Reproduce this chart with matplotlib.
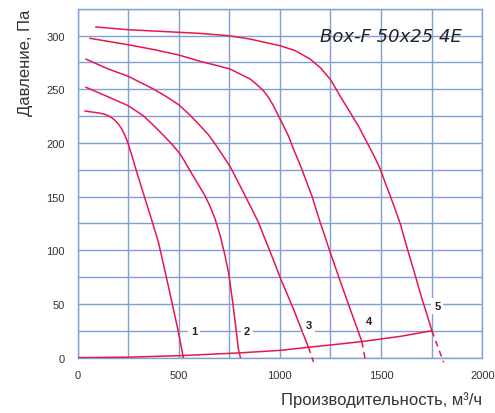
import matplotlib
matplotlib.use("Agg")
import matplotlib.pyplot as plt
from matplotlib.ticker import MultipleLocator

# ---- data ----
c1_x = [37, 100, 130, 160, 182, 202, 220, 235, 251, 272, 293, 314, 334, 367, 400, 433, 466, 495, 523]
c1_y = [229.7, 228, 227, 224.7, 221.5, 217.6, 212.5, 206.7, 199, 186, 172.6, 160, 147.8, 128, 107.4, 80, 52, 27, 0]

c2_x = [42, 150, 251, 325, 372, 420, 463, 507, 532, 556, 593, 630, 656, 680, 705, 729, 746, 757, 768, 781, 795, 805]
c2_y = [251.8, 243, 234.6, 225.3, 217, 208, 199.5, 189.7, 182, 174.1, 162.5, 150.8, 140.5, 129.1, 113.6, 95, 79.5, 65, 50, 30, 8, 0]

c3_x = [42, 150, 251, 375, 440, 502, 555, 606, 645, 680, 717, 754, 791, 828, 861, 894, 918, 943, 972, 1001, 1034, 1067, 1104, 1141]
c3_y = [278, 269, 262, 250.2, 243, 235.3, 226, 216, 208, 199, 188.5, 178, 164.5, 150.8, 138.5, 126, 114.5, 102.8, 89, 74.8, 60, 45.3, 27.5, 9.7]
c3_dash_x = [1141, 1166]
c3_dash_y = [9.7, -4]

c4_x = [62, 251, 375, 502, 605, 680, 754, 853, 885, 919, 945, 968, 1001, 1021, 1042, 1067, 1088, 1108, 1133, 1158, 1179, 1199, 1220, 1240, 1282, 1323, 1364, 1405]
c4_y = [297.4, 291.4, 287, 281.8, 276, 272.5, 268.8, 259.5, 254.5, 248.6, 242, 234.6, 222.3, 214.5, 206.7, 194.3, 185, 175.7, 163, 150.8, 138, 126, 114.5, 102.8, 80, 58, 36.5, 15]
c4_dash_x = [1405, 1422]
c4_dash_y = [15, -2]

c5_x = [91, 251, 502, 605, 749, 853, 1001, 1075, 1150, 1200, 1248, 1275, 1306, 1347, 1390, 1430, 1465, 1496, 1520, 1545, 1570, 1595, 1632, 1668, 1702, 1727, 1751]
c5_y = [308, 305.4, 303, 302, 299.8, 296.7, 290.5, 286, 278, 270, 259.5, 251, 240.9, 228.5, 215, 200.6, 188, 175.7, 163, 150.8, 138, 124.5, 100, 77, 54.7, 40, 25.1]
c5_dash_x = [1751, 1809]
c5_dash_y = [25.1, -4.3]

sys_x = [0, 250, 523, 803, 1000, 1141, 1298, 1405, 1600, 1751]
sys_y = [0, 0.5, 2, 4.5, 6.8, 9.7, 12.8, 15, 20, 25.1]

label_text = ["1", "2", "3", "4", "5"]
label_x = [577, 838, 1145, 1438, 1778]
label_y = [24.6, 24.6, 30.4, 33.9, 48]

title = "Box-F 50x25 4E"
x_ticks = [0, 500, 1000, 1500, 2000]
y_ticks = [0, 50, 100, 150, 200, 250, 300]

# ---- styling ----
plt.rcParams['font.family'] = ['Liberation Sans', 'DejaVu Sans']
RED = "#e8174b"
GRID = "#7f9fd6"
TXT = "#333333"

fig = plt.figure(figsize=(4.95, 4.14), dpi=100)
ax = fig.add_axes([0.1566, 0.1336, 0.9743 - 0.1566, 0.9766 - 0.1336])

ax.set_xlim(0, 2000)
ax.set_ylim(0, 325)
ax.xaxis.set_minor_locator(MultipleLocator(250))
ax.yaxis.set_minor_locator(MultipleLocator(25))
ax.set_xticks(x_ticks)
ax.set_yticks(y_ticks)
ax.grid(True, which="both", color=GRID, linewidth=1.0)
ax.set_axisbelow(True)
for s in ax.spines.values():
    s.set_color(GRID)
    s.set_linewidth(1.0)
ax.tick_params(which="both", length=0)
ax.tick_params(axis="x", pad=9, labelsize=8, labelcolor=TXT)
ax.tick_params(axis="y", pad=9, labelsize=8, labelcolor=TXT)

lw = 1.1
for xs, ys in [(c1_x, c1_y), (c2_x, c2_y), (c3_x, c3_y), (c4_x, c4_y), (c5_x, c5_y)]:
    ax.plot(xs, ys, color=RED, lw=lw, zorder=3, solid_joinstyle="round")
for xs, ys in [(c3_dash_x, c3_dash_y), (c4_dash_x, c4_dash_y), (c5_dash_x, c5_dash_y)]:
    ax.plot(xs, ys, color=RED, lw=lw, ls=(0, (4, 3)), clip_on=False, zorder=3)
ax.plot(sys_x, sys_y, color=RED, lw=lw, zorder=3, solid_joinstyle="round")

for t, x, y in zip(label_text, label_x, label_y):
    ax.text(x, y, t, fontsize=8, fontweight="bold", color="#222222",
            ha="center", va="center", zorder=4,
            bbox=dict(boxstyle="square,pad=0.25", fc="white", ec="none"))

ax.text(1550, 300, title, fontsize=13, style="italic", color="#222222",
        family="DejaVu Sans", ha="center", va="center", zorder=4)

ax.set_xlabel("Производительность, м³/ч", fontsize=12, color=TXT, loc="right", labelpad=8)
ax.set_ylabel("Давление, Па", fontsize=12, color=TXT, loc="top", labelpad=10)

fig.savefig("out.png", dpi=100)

########################################

REQUIREMENTS — Write out the material above once more, exactly as it reads, with no pictures.

THE RESULT —
Reproduce this chart with matplotlib.
import matplotlib
matplotlib.use("Agg")
import matplotlib.pyplot as plt
from matplotlib.ticker import MultipleLocator

# ---- data ----
c1_x = [37, 100, 130, 160, 182, 202, 220, 235, 251, 272, 293, 314, 334, 367, 400, 433, 466, 495, 523]
c1_y = [229.7, 228, 227, 224.7, 221.5, 217.6, 212.5, 206.7, 199, 186, 172.6, 160, 147.8, 128, 107.4, 80, 52, 27, 0]

c2_x = [42, 150, 251, 325, 372, 420, 463, 507, 532, 556, 593, 630, 656, 680, 705, 729, 746, 757, 768, 781, 795, 805]
c2_y = [251.8, 243, 234.6, 225.3, 217, 208, 199.5, 189.7, 182, 174.1, 162.5, 150.8, 140.5, 129.1, 113.6, 95, 79.5, 65, 50, 30, 8, 0]

c3_x = [42, 150, 251, 375, 440, 502, 555, 606, 645, 680, 717, 754, 791, 828, 861, 894, 918, 943, 972, 1001, 1034, 1067, 1104, 1141]
c3_y = [278, 269, 262, 250.2, 243, 235.3, 226, 216, 208, 199, 188.5, 178, 164.5, 150.8, 138.5, 126, 114.5, 102.8, 89, 74.8, 60, 45.3, 27.5, 9.7]
c3_dash_x = [1141, 1166]
c3_dash_y = [9.7, -4]

c4_x = [62, 251, 375, 502, 605, 680, 754, 853, 885, 919, 945, 968, 1001, 1021, 1042, 1067, 1088, 1108, 1133, 1158, 1179, 1199, 1220, 1240, 1282, 1323, 1364, 1405]
c4_y = [297.4, 291.4, 287, 281.8, 276, 272.5, 268.8, 259.5, 254.5, 248.6, 242, 234.6, 222.3, 214.5, 206.7, 194.3, 185, 175.7, 163, 150.8, 138, 126, 114.5, 102.8, 80, 58, 36.5, 15]
c4_dash_x = [1405, 1422]
c4_dash_y = [15, -2]

c5_x = [91, 251, 502, 605, 749, 853, 1001, 1075, 1150, 1200, 1248, 1275, 1306, 1347, 1390, 1430, 1465, 1496, 1520, 1545, 1570, 1595, 1632, 1668, 1702, 1727, 1751]
c5_y = [308, 305.4, 303, 302, 299.8, 296.7, 290.5, 286, 278, 270, 259.5, 251, 240.9, 228.5, 215, 200.6, 188, 175.7, 163, 150.8, 138, 124.5, 100, 77, 54.7, 40, 25.1]
c5_dash_x = [1751, 1809]
c5_dash_y = [25.1, -4.3]

sys_x = [0, 250, 523, 803, 1000, 1141, 1298, 1405, 1600, 1751]
sys_y = [0, 0.5, 2, 4.5, 6.8, 9.7, 12.8, 15, 20, 25.1]

label_text = ["1", "2", "3", "4", "5"]
label_x = [577, 838, 1145, 1438, 1778]
label_y = [24.6, 24.6, 30.4, 33.9, 48]

title = "Box-F 50x25 4E"
x_ticks = [0, 500, 1000, 1500, 2000]
y_ticks = [0, 50, 100, 150, 200, 250, 300]

# ---- styling ----
plt.rcParams['font.family'] = ['Liberation Sans', 'DejaVu Sans']
RED = "#e8174b"
GRID = "#7f9fd6"
TXT = "#333333"

fig = plt.figure(figsize=(4.95, 4.14), dpi=100)
ax = fig.add_axes([0.1566, 0.1336, 0.9743 - 0.1566, 0.9766 - 0.1336])

ax.set_xlim(0, 2000)
ax.set_ylim(0, 325)
ax.xaxis.set_minor_locator(MultipleLocator(250))
ax.yaxis.set_minor_locator(MultipleLocator(25))
ax.set_xticks(x_ticks)
ax.set_yticks(y_ticks)
ax.grid(True, which="both", color=GRID, linewidth=1.0)
ax.set_axisbelow(True)
for s in ax.spines.values():
    s.set_color(GRID)
    s.set_linewidth(1.0)
ax.tick_params(which="both", length=0)
ax.tick_params(axis="x", pad=9, labelsize=8, labelcolor=TXT)
ax.tick_params(axis="y", pad=9, labelsize=8, labelcolor=TXT)

lw = 1.1
for xs, ys in [(c1_x, c1_y), (c2_x, c2_y), (c3_x, c3_y), (c4_x, c4_y), (c5_x, c5_y)]:
    ax.plot(xs, ys, color=RED, lw=lw, zorder=3, solid_joinstyle="round")
for xs, ys in [(c3_dash_x, c3_dash_y), (c4_dash_x, c4_dash_y), (c5_dash_x, c5_dash_y)]:
    ax.plot(xs, ys, color=RED, lw=lw, ls=(0, (4, 3)), clip_on=False, zorder=3)
ax.plot(sys_x, sys_y, color=RED, lw=lw, zorder=3, solid_joinstyle="round")

for t, x, y in zip(label_text, label_x, label_y):
    ax.text(x, y, t, fontsize=8, fontweight="bold", color="#222222",
            ha="center", va="center", zorder=4,
            bbox=dict(boxstyle="square,pad=0.25", fc="white", ec="none"))

ax.text(1550, 300, title, fontsize=13, style="italic", color="#222222",
        family="DejaVu Sans", ha="center", va="center", zorder=4)

ax.set_xlabel("Производительность, м³/ч", fontsize=12, color=TXT, loc="right", labelpad=8)
ax.set_ylabel("Давление, Па", fontsize=12, color=TXT, loc="top", labelpad=10)

fig.savefig("out.png", dpi=100)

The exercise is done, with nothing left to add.